As we move into the future, processes like customization, including location-based marketing, become more important than ever. That’s because customers expect their experience to be customized now. In this article, we will be looking at the thinking behind location-based marketing, the effectiveness of the strategy and where things may go in the future. When used correctly, location-based marketing can increase your conversions by several hundred percent.

What is Location-Based Marketing?

Location-based marketing is the process of customizing a marketing message based upon the context of the user receiving it. The advertiser typically looks at audience data relating to that location and then customizes their marketing efforts to be more visible or more appealing to the people in that area. The goal is to bring together physical and digital data and context in order to provide actionable content that is intended to be used immediately. When location-based marketing is used properly, it can multiply response times and improve not only conversion rates, but also actions related to conversion such as signing up for an email list or accepting push notifications.

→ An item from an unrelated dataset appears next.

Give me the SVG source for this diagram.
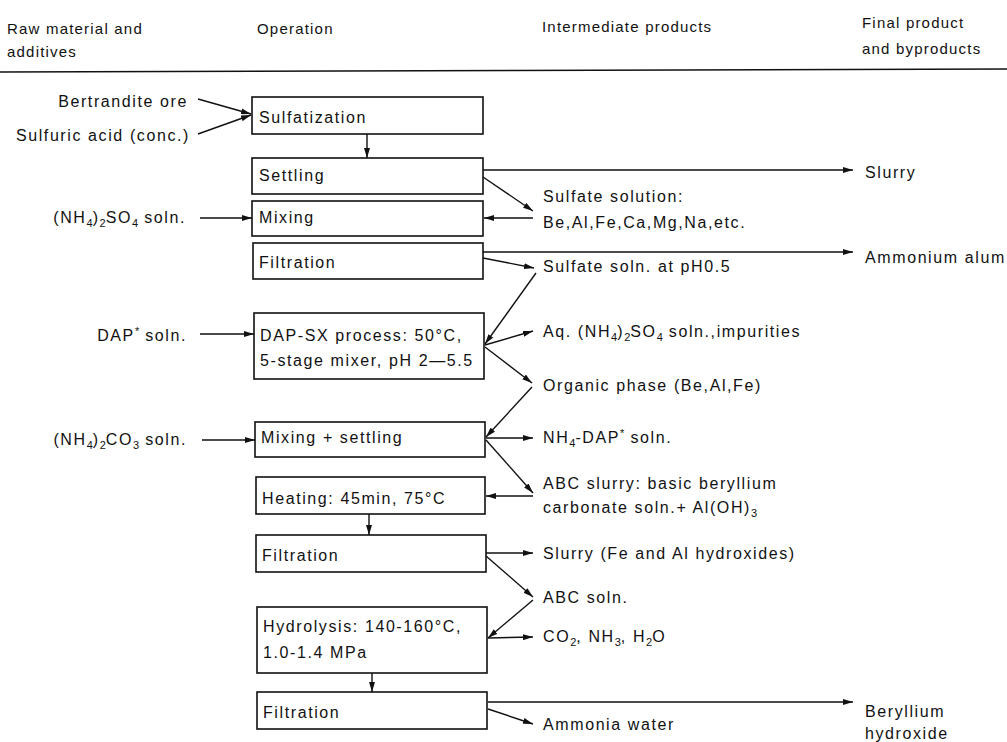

How Location-Based Marketing Works

Location-based marketing messages are usually delivered through text messages on a user’s mobile device. There are couple of reasons why this is the case. First, people tend to check messages that they get on their mobile device right away and therefore can take action when they receive the message. Second, if someone is checking their mobile device and they are already out of the house, there is a much greater chance they will take advantage of some kind of incentive or discount that they receive as an alert on their device.

Location-based marketing works by first having the user download a mobile app, and then accepting the apps request to use their current location. The primary technology driving the alerts that they get is known as geofencing. Geofencing can allow advertisers to send alerts automatically whenever a user is within a certain predefined geographic boundary.

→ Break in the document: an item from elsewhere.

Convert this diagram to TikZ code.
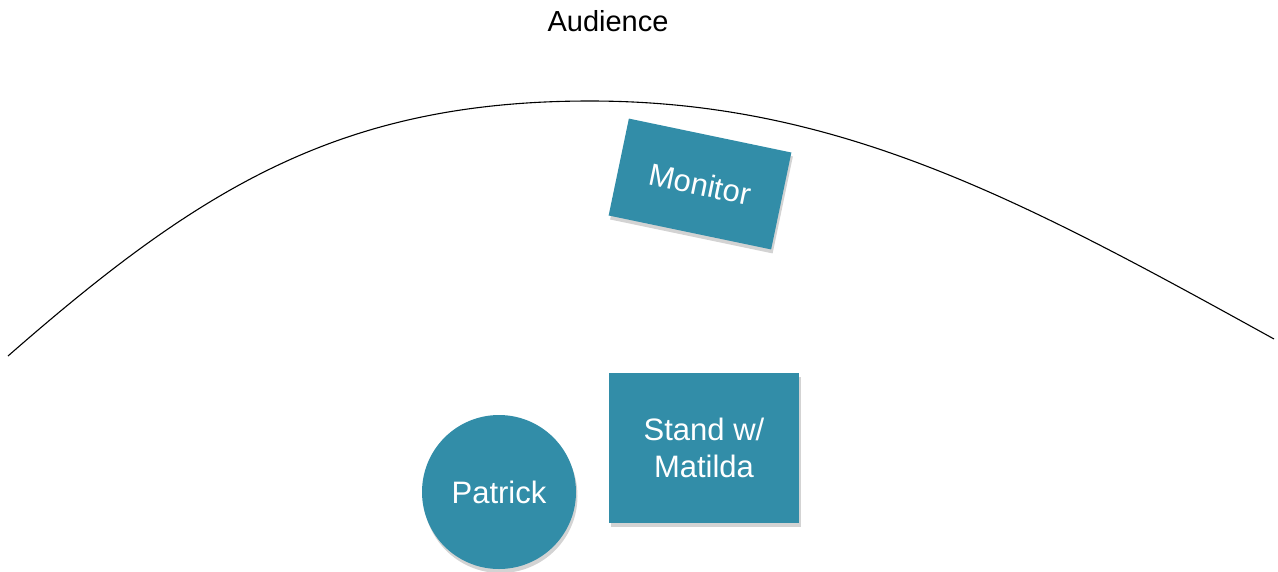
\documentclass[tikz,border=0pt]{standalone}
\usepackage{fontspec}
\setmainfont{Liberation Sans}
\usetikzlibrary{shadows,shapes.geometric}
\definecolor{teal1}{RGB}{50,141,168}
\tikzset{
  block/.style={fill=teal1, draw=none, inner sep=0pt, text=white, align=center,
    font=\fontsize{31}{37}\selectfont,
    drop shadow={opacity=0.35, shadow xshift=1.5pt, shadow yshift=-4pt}},
  stage/.style={line width=1.1pt, black}
}
\begin{document}
\begin{tikzpicture}[x=1pt,y=-1pt]
\useasboundingbox (0,0) rectangle (1278,571);
\node (aud) at (608,21) {\fontsize{29}{34}\selectfont Audience};
\coordinate (sl) at (8,356);
\coordinate (top) at (590,101);
\coordinate (sr) at (1274,339);
\draw[stage] (sl) .. controls (200,188) and (340,101) .. (top)
                  .. controls (840,101) and (1024,201) .. (sr);
\node[block, rectangle, minimum width=166pt, minimum height=99pt, rotate=-11.8] (mon) at (700,184) {Monitor};
\node[block, rectangle, minimum width=190pt, minimum height=150pt] (stand) at (704,448) {Stand w/\\Matilda};
\node[block, circle, minimum size=154pt] (pat) at (499,492) {Patrick};
\end{tikzpicture}
\end{document}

Why it isn’t Proximity Marketing

A lot of people use the term location-based marketing interchangeably with proximity marketing. While it is true that both of these marketing strategies use a customer’s location to determine if an alert is sent, the difference between these two is how the location is determined. Proximity marketing usually uses beacon technology and is able to determine location much more accurately.

LBM Privacy Concerns

The aforementioned method of determining someone’s location with proximity marketing is a good segue into our next section, which deals with privacy concerns around proximity marketing and location-based marketing. Many customers are understandably skeptical when it comes to trusting that a business will use their location responsibly after they have opted in to marketing messages. That’s why many businesses that use location-based marketing are allowing the user to set the parameters of the marketing campaign. The customer can decide not only whether or not they want push notifications in the first place, but also where messages are sent – with email being an alternative to SMS – as well as how frequently they will be getting marketing messages.

Location-Based Marketing Strategies

There are several ways that a company can use location-based marketing. Usually, how this tool will be used depends upon the type of business you have. For example, a retail store located in downtown will use LBM differently than a company that either has locations scattered around the state, or provide some kind of service that comes to you such as plumbing or security system installation.

Some of the strategies that businesses are using include hosting a local event and then getting attendees at that event to subscribe to the push notifications that will later become the basis of their local marketing strategy. You can also use location tags on social media profiles and pictures, hashtags that are designed and promoted to a local community, optimizing your website for local keywords and using geo-targeting whenever you run an ad campaign on Google, Facebook or other advertising options that incorporate geo-targeting.

Conclusion

Location-based marketing can be a powerful tool that will allow you to connect better with your customers and get a bigger response from your marketing campaigns as long as you use it responsibly.